Estimated or budgeted cost and operating data for three companies for 2015 are given below:

 

                                                                  Company X                 Company Y            Company Z

Units to be produced                                 10,000                                     8,000            12,000

Machine- hours                                         50,000                                   10,000              6,000

Direct labour- hours                                  12,000                                   16,000            36,000

Direct labour cost                                      $48,000                                $64,000            $150,000

Factory overhead cost                               150,000                                  40,000                60,000

 

Predetermined overhead rates are calculated on the following bases in the three companies:

 

                                                                  Overhead rate based on

Company X                                                Machine-hours

Company Y                                                Direct labour-hours

Company Z                                                Direct labour cost

 

Required:

 

a.   Calculate the predetermined overhead rate to be used in each company during 2015.

b.   Assume that three jobs are worked on during 2015 in company X. Machine-hours recorded by jobs are:           job 23, 21,000 hours; job 29, 16,000 hours; and job 31, 11,000 hours.
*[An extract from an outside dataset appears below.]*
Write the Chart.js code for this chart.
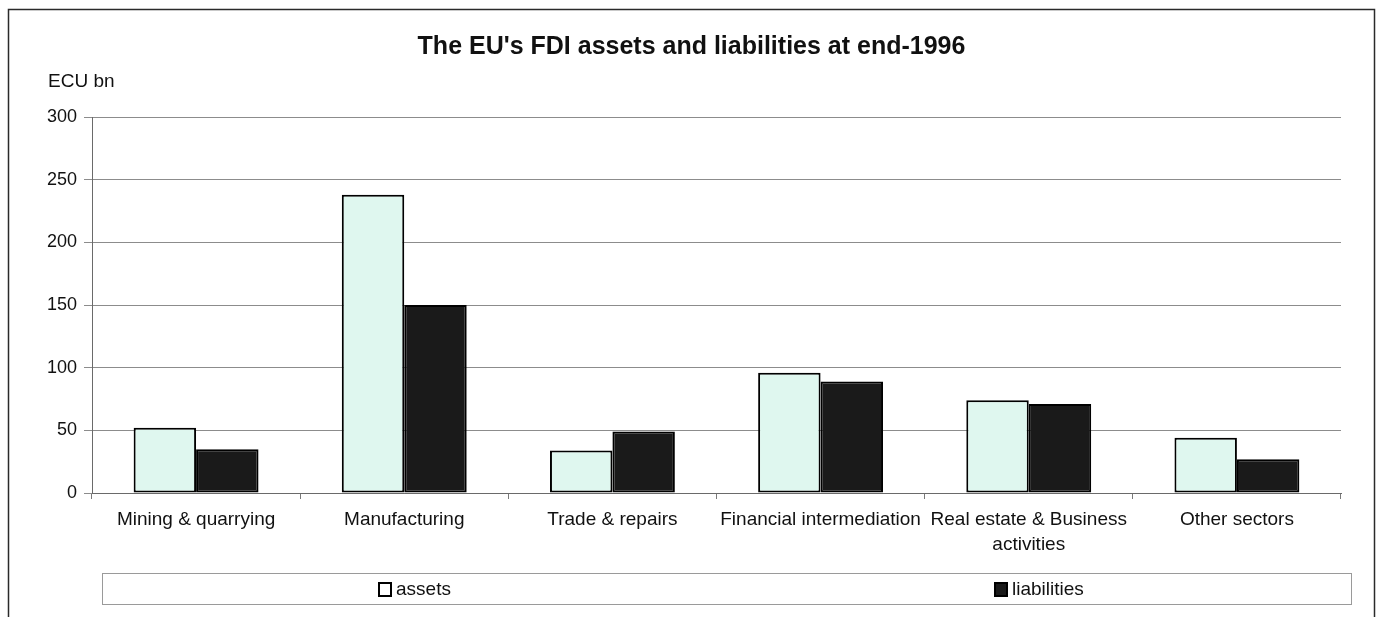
<!DOCTYPE html>
<html>
<head>
<meta charset="utf-8">
<title>The EU's FDI assets and liabilities at end-1996</title>
<script src="https://cdn.jsdelivr.net/npm/chart.js@4.4.1/dist/chart.umd.min.js"></script>
<style>
  html, body { margin: 0; padding: 0; background: #fff; }
  #wrap { width: 1383px; height: 617px; }
</style>
</head>
<body>
<div id="wrap"><canvas id="fdiChart" width="1383" height="617"></canvas></div>
<script>
// sectors on the x axis (the long one is wrapped in two lines)
const sectors = [
  'Mining & quarrying',
  'Manufacturing',
  'Trade & repairs',
  'Financial intermediation',
  ['Real estate & Business', 'activities'],
  'Other sectors'
];
// ECU bn
const assets = [52, 238, 34, 96, 74, 44];
const liabilities = [35, 150, 49, 89, 71, 27];
const yTicks = [0, 50, 100, 150, 200, 250, 300];

const FONT = '"Liberation Sans", Arial, Helvetica, sans-serif';

// outer frame, unit label and the boxed legend along the bottom
const framePlugin = {
  id: 'frame',
  beforeDraw(chart) {
    const c = chart.ctx;
    c.save();
    c.fillStyle = '#ffffff';
    c.fillRect(0, 0, chart.width, chart.height);
    c.strokeStyle = '#2a2a2a';
    c.lineWidth = 1.5;
    c.strokeRect(8.5, 9.5, 1366, 660);
    c.fillStyle = '#111';
    c.font = '19px ' + FONT;
    c.textBaseline = 'middle';
    c.textAlign = 'left';
    c.fillText('ECU bn', 48, 82);
    c.restore();
  },
  afterDraw(chart) {
    const c = chart.ctx;
    const box = { left: 102.5, top: 573.5, right: 1351.5, bottom: 604.5 };
    c.save();
    c.strokeStyle = '#9a9a9a';
    c.lineWidth = 1;
    c.strokeRect(box.left, box.top, box.right - box.left, box.bottom - box.top);
    const w = box.right - box.left;
    const cy = (box.top + box.bottom) / 2;
    c.font = '19px ' + FONT;
    c.textBaseline = 'middle';
    c.textAlign = 'left';
    chart.data.datasets.forEach((ds, i) => {
      // each item is centred in its half of the box
      const itemW = 13 + 4 + c.measureText(ds.label).width;
      const x = Math.round(box.left + w * (i * 2 + 1) / 4 - itemW / 2);
      c.fillStyle = i === 0 ? '#ffffff' : ds.backgroundColor;
      c.fillRect(x, cy - 6, 12, 13);
      c.strokeStyle = '#000';
      c.lineWidth = 2;
      c.strokeRect(x, cy - 6, 12, 13);
      c.fillStyle = '#111';
      c.fillText(ds.label, x + 17, cy + 1);
    });
    c.restore();
  }
};

new Chart(document.getElementById('fdiChart'), {
  type: 'bar',
  data: {
    labels: sectors,
    datasets: [
      {
        label: 'assets',
        data: assets,
        backgroundColor: '#dff7ef',
        borderColor: '#000',
        borderWidth: 2,
        borderSkipped: false
      },
      {
        label: 'liabilities',
        data: liabilities,
        backgroundColor: '#1a1a1a',
        borderColor: '#000',
        borderWidth: 2,
        borderSkipped: false
      }
    ]
  },
  options: {
    responsive: false,
    animation: false,
    events: [],
    // symmetric side padding keeps the title centred on the page
    layout: { padding: { left: 42, right: 42, top: 0, bottom: 0 } },
    datasets: { bar: { categoryPercentage: 0.6, barPercentage: 1.0 } },
    plugins: {
      legend: { display: false },
      tooltip: { enabled: false },
      title: {
        display: true,
        text: "The EU's FDI assets and liabilities at end-1996",
        color: '#111',
        font: { family: FONT, size: 25, weight: 'bold' },
        padding: { top: 32, bottom: 55 }
      }
    },
    scales: {
      y: {
        min: 0,
        max: 300,
        afterBuildTicks: s => { s.ticks = yTicks.map(v => ({ value: v })); },
        afterFit: s => { s.width = 50; },
        ticks: {
          color: '#111',
          padding: 7,
          font: { family: FONT, size: 18 }
        },
        grid: { color: '#8c8c8c', lineWidth: 1, tickLength: 8 },
        border: { display: true, color: '#6a6a6a', width: 1 }
      },
      x: {
        afterFit: s => { s.height = 124; },
        ticks: {
          color: '#111',
          padding: 8,
          maxRotation: 0,
          autoSkip: false,
          font: { family: FONT, size: 19, lineHeight: 1.32 }
        },
        grid: { display: true, offset: true, drawOnChartArea: false, color: '#7a7a7a', tickLength: 6 },
        border: { display: true, color: '#6a6a6a', width: 1 }
      }
    }
  },
  plugins: [framePlugin]
});
</script>
</body>
</html>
How much overhead will the          company apply to work in process? If actual overhead costs total $149,000 for 2015, will overhead be    over- or under-applied? By how much?

 

 

 

 

 

 

QUESTION 5 (5 MARKS)

           

Tony’s Textile Company sells shirts for men and boys. The average selling price and variable cost for each product are as follows:

 

                                       Men's                                       Boys'

            Selling Price       $28.80            Selling Price       $24.00

            Variable Cost     $20.40            Variable Cost     $16.80

           

Fixed costs are $38,400.

 

Required:

 

a.     What is the breakeven point in units for each type of shirt, assuming the sales mix is 2:1 in favor of men's shirts?

b.     What is the operating income, assuming the sales mix is 2:1 in favor of men's shirts, and sales total 9,000 shirts? 

 

 

QUESTION 6 (5 MARKS)

 

The Wilson River Company uses a job order cost system.

The table below provides selected data on the three jobs worked on during the company’s first month of operations:

 

                                                                                   Job 101           Job 102           Job 103           

Units of product in the job                                            2,000               1,800               1,500

Direct labor hours worked                                             1,200               1,000                  600

Direct material cost                                                        3,200               3,980               1,200

Direct labor cost                                                                                    6,000               5,000            3,000

 

Actual overhead costs of $5,880 were incurred during the month. Manufacturing overhead is

applied to production on the basis of direct labor-hours at a predetermined rate of $2 per hour.

Jobs 101 and 102 were completed during the month, job 103 was not completed.

 

Required:

a.      Calculate the amount of manufacturing overhead that would have been charged to each job

         during the month.

b.      Calculate the unit cost of jobs 101 and 102

c.      What is the balance of Work-in-Process account at the end of the month?